Extracting all numbers from a string
A problem that I ran across was given an ill-formatted string that contained numbers, how do I extract them all out? When I mean ill-formatted, it means that the string doesn’t have a consistent structure from which I can pull out the numbers like a comma separated string. Ill-formatted strings are usually plain text and human understandable.
An example of an ill-formatted string would be:
There are 3 cases of number formats such that a=1, b is 27m/s, and c:33.0%
Simple string splitting won’t do the job, so I had to resort to using a regular expression splitter. The code below demonstrates how to split the string.
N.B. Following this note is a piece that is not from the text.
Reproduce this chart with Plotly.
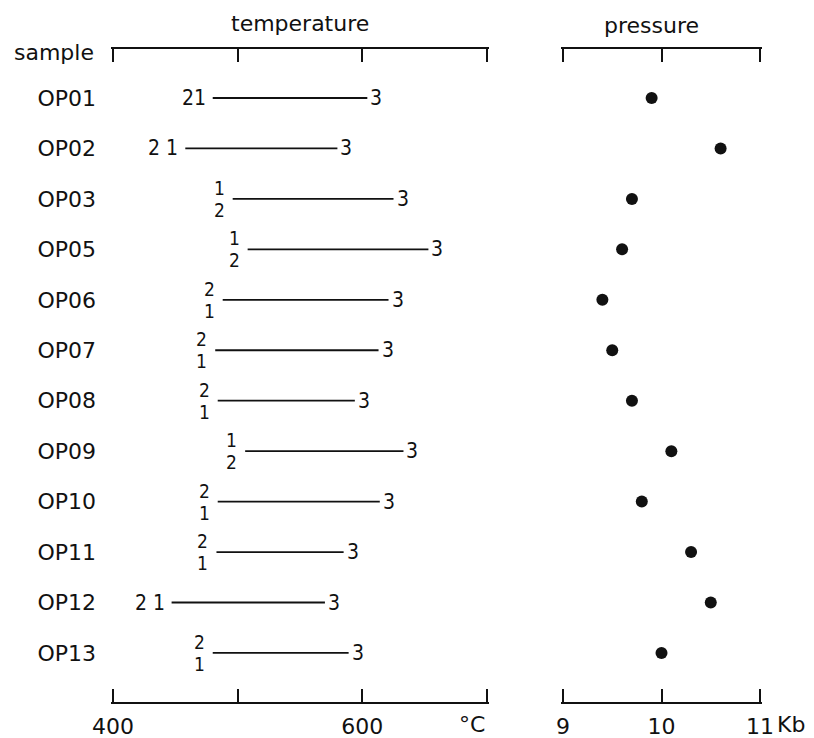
import plotly.graph_objects as go

samples = ["OP01", "OP02", "OP03", "OP05", "OP06", "OP07",
           "OP08", "OP09", "OP10", "OP11", "OP12", "OP13"]
t_low = [480, 458, 496, 508, 488, 482, 484, 506, 484, 483, 447, 480]
t_high = [604, 580, 625, 653, 621, 613, 594, 633, 614, 585, 570, 589]
# thermometer labels at the low end ("/" means stacked: upper/lower)
low_labels = ["21", "2 1", "1/2", "1/2", "2/1", "2/1",
              "2/1", "1/2", "2/1", "2/1", "2 1", "2/1"]
high_label = "3"
pressure = [9.9, 10.6, 9.7, 9.6, 9.4, 9.5, 9.7, 10.1, 9.8, 10.3, 10.5, 10.0]

temp_ticks = [400, 500, 600, 700]
temp_ticktext = ["400", "", "600", ""]
pres_ticks = [9, 10, 11]
pres_ticktext = ["9", "10", "11"]

WORD = "DejaVu Sans"
DIGIT = "DejaVu Sans Condensed, Liberation Sans Narrow, DejaVu Sans"
INK = "#111111"

rows = list(range(len(samples)))
fig = go.Figure()

for i, (a, b) in enumerate(zip(t_low, t_high)):
    fig.add_trace(go.Scatter(x=[a, b], y=[i, i], mode="lines",
                             line=dict(color=INK, width=1.8),
                             xaxis="x", yaxis="y", showlegend=False,
                             hoverinfo="skip"))

fig.add_trace(go.Scatter(x=pressure, y=rows, mode="markers",
                         marker=dict(size=12, color=INK),
                         xaxis="x2", yaxis="y", showlegend=False))

ann = []
for i, (a, b, lab) in enumerate(zip(t_low, t_high, low_labels)):
    ann.append(dict(x=b, y=i, xref="x", yref="y", text=high_label,
                    xanchor="left", yanchor="middle", xshift=1, showarrow=False,
                    font=dict(family=DIGIT, size=21, color=INK)))
    if "/" in lab:
        top, bot = lab.split("/")
        ann.append(dict(x=a, y=i, xref="x", yref="y", text=top,
                        xanchor="right", yanchor="middle", xshift=-6, yshift=11,
                        showarrow=False, font=dict(family=DIGIT, size=19, color=INK)))
        ann.append(dict(x=a, y=i, xref="x", yref="y", text=bot,
                        xanchor="right", yanchor="middle", xshift=-6, yshift=-11,
                        showarrow=False, font=dict(family=DIGIT, size=19, color=INK)))
    else:
        ann.append(dict(x=a, y=i, xref="x", yref="y", text=lab,
                        xanchor="right", yanchor="middle", xshift=-5,
                        showarrow=False, font=dict(family=DIGIT, size=21, color=INK)))

ann += [
    dict(x=550, y=1, xref="x", yref="paper", text="temperature", showarrow=False,
         xanchor="center", yanchor="middle", yshift=26,
         font=dict(family=WORD, size=22, color=INK)),
    dict(x=9.9, y=1, xref="x2", yref="paper", text="pressure", showarrow=False,
         xanchor="center", yanchor="middle", yshift=24,
         font=dict(family=WORD, size=22, color=INK)),
    dict(x=-0.152, y=1, xref="paper", yref="paper", text="sample", showarrow=False,
         xanchor="left", yanchor="middle", yshift=-3,
         font=dict(family=WORD, size=22, color=INK)),
    dict(x=700, y=0, xref="x", yref="paper", text="°C", showarrow=False,
         xanchor="right", yanchor="middle", yshift=-22,
         font=dict(family=WORD, size=22, color=INK)),
    dict(x=11, y=0, xref="x2", yref="paper", text="Kb", showarrow=False,
         xanchor="left", yanchor="middle", yshift=-22, xshift=15,
         font=dict(family=WORD, size=22, color=INK)),
]

axis_style = dict(showline=True, mirror="ticks", ticks="inside", ticklen=13,
                  tickwidth=2, linewidth=2, linecolor=INK, tickcolor=INK,
                  showgrid=False, zeroline=False, anchor="y", automargin=False,
                  ticklabelstandoff=4,
                  tickfont=dict(family=WORD, size=22, color=INK))

fig.update_layout(
    width=806, height=730,
    margin=dict(l=103, r=52, t=41, b=36),
    paper_bgcolor="white", plot_bgcolor="white",
    showlegend=False,
    xaxis=dict(domain=[0, 378 / 651], range=[398.4, 701.6],
               tickvals=temp_ticks, ticktext=temp_ticktext, **axis_style),
    xaxis2=dict(domain=[450 / 651, 1], range=[8.98, 11.02],
                tickvals=pres_ticks, ticktext=pres_ticktext, **axis_style),
    yaxis=dict(range=[11.972, -0.971], tickvals=rows, ticktext=samples,
               showgrid=False, zeroline=False, showline=False, ticks="",
               automargin=False, ticklabelstandoff=14,
               tickfont=dict(family=WORD, size=22, color=INK)),
    annotations=ann,
)

fig.write_html("out.html")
using System; using System.Collections.Generic; using System.Linq; using System.Text; using System.Text.RegularExpressions; // Ill-formatted string to parse. string input = "There are 3 cases of number formats such that a=1, b is 27m/s, and c:33.0%"; // Split the string looking for numbers. var numbers = Regex.Split(input, "[^.\\d]").Where(n => !String.IsNullOrWhiteSpace(n)); foreach (string number in numbers) Console.WriteLine(number); // The output on the console will be: // 3 // 1 // 27 // 33.0
There are two major components to look at. The first is the regular expression split method which takes in the expression “[^.\\d]”. The expression tells the split method to match on any character not within the brackets, which means that any characters within the brackets are isolated and untouched. There are two characters in the brackets. The ‘.’ character for finding decimal points and the escaped ‘\d’ character sequence which represents any digit.
The second component is the ‘Where’ clause which will strip off all empty and whitespace results that are returned from the splitting (and there’s a lot).
The code above isn’t perfect. Problems can arise if numbers are in the form “1,000,000” and there are legitimate commas in the sentence. The same goes for decimal points and periods in a sentence. Additional conditions may need to be added to the ‘Where’ clause to strip out strings that only contain a ‘.’ or ‘,’ character.